>> Start Data provided

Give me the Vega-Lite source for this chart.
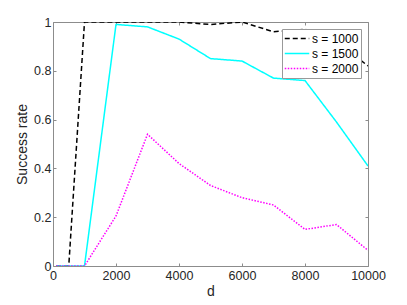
{
  "$schema": "https://vega.github.io/schema/vega-lite/v6.json",
  "autosize": {"type": "none"},
  "padding": {"left": 53, "top": 22, "right": 39, "bottom": 39},
  "width": 315,
  "height": 244,
  "background": "white",
  "config": {
    "font": "Liberation Sans",
    "view": {"stroke": null},
    "axis": {
      "grid": false,
      "domainColor": "#8c8c8c",
      "tickColor": "#8c8c8c",
      "labelColor": "#262626",
      "titleColor": "#262626",
      "labelFont": "Liberation Sans",
      "titleFont": "Liberation Sans",
      "labelFontSize": 12.5,
      "titleFontSize": 14,
      "titleFontWeight": "normal",
      "tickSize": -3,
      "domainWidth": 1,
      "tickWidth": 1
    }
  },
  "data": {
    "values": [
      {"d": 100, "rate": 0, "s": "s = 1000"},
      {"d": 500, "rate": 0, "s": "s = 1000"},
      {"d": 1000, "rate": 1, "s": "s = 1000"},
      {"d": 2000, "rate": 1, "s": "s = 1000"},
      {"d": 3000, "rate": 1, "s": "s = 1000"},
      {"d": 4000, "rate": 1, "s": "s = 1000"},
      {"d": 5000, "rate": 0.99, "s": "s = 1000"},
      {"d": 6000, "rate": 1, "s": "s = 1000"},
      {"d": 7000, "rate": 0.96, "s": "s = 1000"},
      {"d": 8000, "rate": 0.97, "s": "s = 1000"},
      {"d": 9000, "rate": 0.92, "s": "s = 1000"},
      {"d": 10000, "rate": 0.82, "s": "s = 1000"},
      {"d": 100, "rate": 0, "s": "s = 1500"},
      {"d": 500, "rate": 0, "s": "s = 1500"},
      {"d": 1000, "rate": 0, "s": "s = 1500"},
      {"d": 2000, "rate": 0.99, "s": "s = 1500"},
      {"d": 3000, "rate": 0.98, "s": "s = 1500"},
      {"d": 4000, "rate": 0.93, "s": "s = 1500"},
      {"d": 5000, "rate": 0.85, "s": "s = 1500"},
      {"d": 6000, "rate": 0.84, "s": "s = 1500"},
      {"d": 7000, "rate": 0.77, "s": "s = 1500"},
      {"d": 8000, "rate": 0.76, "s": "s = 1500"},
      {"d": 9000, "rate": 0.59, "s": "s = 1500"},
      {"d": 10000, "rate": 0.41, "s": "s = 1500"},
      {"d": 100, "rate": 0, "s": "s = 2000"},
      {"d": 500, "rate": 0, "s": "s = 2000"},
      {"d": 1000, "rate": 0, "s": "s = 2000"},
      {"d": 2000, "rate": 0.205, "s": "s = 2000"},
      {"d": 3000, "rate": 0.54, "s": "s = 2000"},
      {"d": 4000, "rate": 0.42, "s": "s = 2000"},
      {"d": 5000, "rate": 0.33, "s": "s = 2000"},
      {"d": 6000, "rate": 0.28, "s": "s = 2000"},
      {"d": 7000, "rate": 0.25, "s": "s = 2000"},
      {"d": 8000, "rate": 0.15, "s": "s = 2000"},
      {"d": 9000, "rate": 0.17, "s": "s = 2000"},
      {"d": 10000, "rate": 0.064, "s": "s = 2000"}
    ]
  },
  "layer": [
    {
      "mark": {"type": "line", "strokeWidth": 1.5, "clip": true},
      "encoding": {
        "x": {
          "field": "d", "type": "quantitative",
          "scale": {"domain": [0, 10000], "nice": false},
          "axis": {"values": [0, 2000, 4000, 6000, 8000, 10000], "title": "d", "labelPadding": 6, "titlePadding": 3, "format": "d", "labelFlush": false}
        },
        "y": {
          "field": "rate", "type": "quantitative",
          "scale": {"domain": [0, 1], "nice": false},
          "axis": {"values": [0, 0.2, 0.4, 0.6, 0.8, 1], "title": "Success rate", "labelPadding": 5, "titlePadding": 4, "format": "~g"}
        },
        "color": {
          "field": "s", "type": "nominal",
          "scale": {"domain": ["s = 1000", "s = 1500", "s = 2000"], "range": ["#000000", "#00FFFF", "#FF00FF"]},
          "legend": {
            "title": null,
            "orient": "top-right",
            "offset": 7,
            "symbolType": "stroke",
            "symbolSize": 600,
            "symbolStrokeWidth": 1.5,
            "labelFontSize": 12,
            "labelColor": "#000000",
            "labelFont": "Liberation Sans",
            "strokeColor": "#999999",
            "fillColor": "white",
            "padding": 2,
            "rowPadding": 0,
            "clipHeight": 15,
            "labelOffset": 2
          }
        },
        "strokeDash": {
          "field": "s", "type": "nominal",
          "scale": {"domain": ["s = 1000", "s = 1500", "s = 2000"], "range": [[5, 3], [1, 0], [1.5, 1.5]]},
          "legend": null
        }
      }
    },
    {
      "mark": {"type": "point", "opacity": 0},
      "encoding": {
        "x": {
          "field": "d", "type": "quantitative",
          "scale": {"domain": [0, 10000], "nice": false},
          "axis": {"orient": "top", "values": [0, 2000, 4000, 6000, 8000, 10000], "labels": false, "title": null}
        },
        "y": {
          "field": "rate", "type": "quantitative",
          "scale": {"domain": [0, 1], "nice": false},
          "axis": {"orient": "right", "values": [0, 0.2, 0.4, 0.6, 0.8, 1], "labels": false, "title": null}
        }
      }
    }
  ],
  "resolve": {"axis": {"x": "independent", "y": "independent"}}
}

>> End Data provided

• [Required work]:
Omit every picture, then reproduce the rest of the listing exactly.

• [Expected output]:
Give me the Vega-Lite source for this chart.
{
  "$schema": "https://vega.github.io/schema/vega-lite/v6.json",
  "autosize": {"type": "none"},
  "padding": {"left": 53, "top": 22, "right": 39, "bottom": 39},
  "width": 315,
  "height": 244,
  "background": "white",
  "config": {
    "font": "Liberation Sans",
    "view": {"stroke": null},
    "axis": {
      "grid": false,
      "domainColor": "#8c8c8c",
      "tickColor": "#8c8c8c",
      "labelColor": "#262626",
      "titleColor": "#262626",
      "labelFont": "Liberation Sans",
      "titleFont": "Liberation Sans",
      "labelFontSize": 12.5,
      "titleFontSize": 14,
      "titleFontWeight": "normal",
      "tickSize": -3,
      "domainWidth": 1,
      "tickWidth": 1
    }
  },
  "data": {
    "values": [
      {"d": 100, "rate": 0, "s": "s = 1000"},
      {"d": 500, "rate": 0, "s": "s = 1000"},
      {"d": 1000, "rate": 1, "s": "s = 1000"},
      {"d": 2000, "rate": 1, "s": "s = 1000"},
      {"d": 3000, "rate": 1, "s": "s = 1000"},
      {"d": 4000, "rate": 1, "s": "s = 1000"},
      {"d": 5000, "rate": 0.99, "s": "s = 1000"},
      {"d": 6000, "rate": 1, "s": "s = 1000"},
      {"d": 7000, "rate": 0.96, "s": "s = 1000"},
      {"d": 8000, "rate": 0.97, "s": "s = 1000"},
      {"d": 9000, "rate": 0.92, "s": "s = 1000"},
      {"d": 10000, "rate": 0.82, "s": "s = 1000"},
      {"d": 100, "rate": 0, "s": "s = 1500"},
      {"d": 500, "rate": 0, "s": "s = 1500"},
      {"d": 1000, "rate": 0, "s": "s = 1500"},
      {"d": 2000, "rate": 0.99, "s": "s = 1500"},
      {"d": 3000, "rate": 0.98, "s": "s = 1500"},
      {"d": 4000, "rate": 0.93, "s": "s = 1500"},
      {"d": 5000, "rate": 0.85, "s": "s = 1500"},
      {"d": 6000, "rate": 0.84, "s": "s = 1500"},
      {"d": 7000, "rate": 0.77, "s": "s = 1500"},
      {"d": 8000, "rate": 0.76, "s": "s = 1500"},
      {"d": 9000, "rate": 0.59, "s": "s = 1500"},
      {"d": 10000, "rate": 0.41, "s": "s = 1500"},
      {"d": 100, "rate": 0, "s": "s = 2000"},
      {"d": 500, "rate": 0, "s": "s = 2000"},
      {"d": 1000, "rate": 0, "s": "s = 2000"},
      {"d": 2000, "rate": 0.205, "s": "s = 2000"},
      {"d": 3000, "rate": 0.54, "s": "s = 2000"},
      {"d": 4000, "rate": 0.42, "s": "s = 2000"},
      {"d": 5000, "rate": 0.33, "s": "s = 2000"},
      {"d": 6000, "rate": 0.28, "s": "s = 2000"},
      {"d": 7000, "rate": 0.25, "s": "s = 2000"},
      {"d": 8000, "rate": 0.15, "s": "s = 2000"},
      {"d": 9000, "rate": 0.17, "s": "s = 2000"},
      {"d": 10000, "rate": 0.064, "s": "s = 2000"}
    ]
  },
  "layer": [
    {
      "mark": {"type": "line", "strokeWidth": 1.5, "clip": true},
      "encoding": {
        "x": {
          "field": "d", "type": "quantitative",
          "scale": {"domain": [0, 10000], "nice": false},
          "axis": {"values": [0, 2000, 4000, 6000, 8000, 10000], "title": "d", "labelPadding": 6, "titlePadding": 3, "format": "d", "labelFlush": false}
        },
        "y": {
          "field": "rate", "type": "quantitative",
          "scale": {"domain": [0, 1], "nice": false},
          "axis": {"values": [0, 0.2, 0.4, 0.6, 0.8, 1], "title": "Success rate", "labelPadding": 5, "titlePadding": 4, "format": "~g"}
        },
        "color": {
          "field": "s", "type": "nominal",
          "scale": {"domain": ["s = 1000", "s = 1500", "s = 2000"], "range": ["#000000", "#00FFFF", "#FF00FF"]},
          "legend": {
            "title": null,
            "orient": "top-right",
            "offset": 7,
            "symbolType": "stroke",
            "symbolSize": 600,
            "symbolStrokeWidth": 1.5,
            "labelFontSize": 12,
            "labelColor": "#000000",
            "labelFont": "Liberation Sans",
            "strokeColor": "#999999",
            "fillColor": "white",
            "padding": 2,
            "rowPadding": 0,
            "clipHeight": 15,
            "labelOffset": 2
          }
        },
        "strokeDash": {
          "field": "s", "type": "nominal",
          "scale": {"domain": ["s = 1000", "s = 1500", "s = 2000"], "range": [[5, 3], [1, 0], [1.5, 1.5]]},
          "legend": null
        }
      }
    },
    {
      "mark": {"type": "point", "opacity": 0},
      "encoding": {
        "x": {
          "field": "d", "type": "quantitative",
          "scale": {"domain": [0, 10000], "nice": false},
          "axis": {"orient": "top", "values": [0, 2000, 4000, 6000, 8000, 10000], "labels": false, "title": null}
        },
        "y": {
          "field": "rate", "type": "quantitative",
          "scale": {"domain": [0, 1], "nice": false},
          "axis": {"orient": "right", "values": [0, 0.2, 0.4, 0.6, 0.8, 1], "labels": false, "title": null}
        }
      }
    }
  ],
  "resolve": {"axis": {"x": "independent", "y": "independent"}}
}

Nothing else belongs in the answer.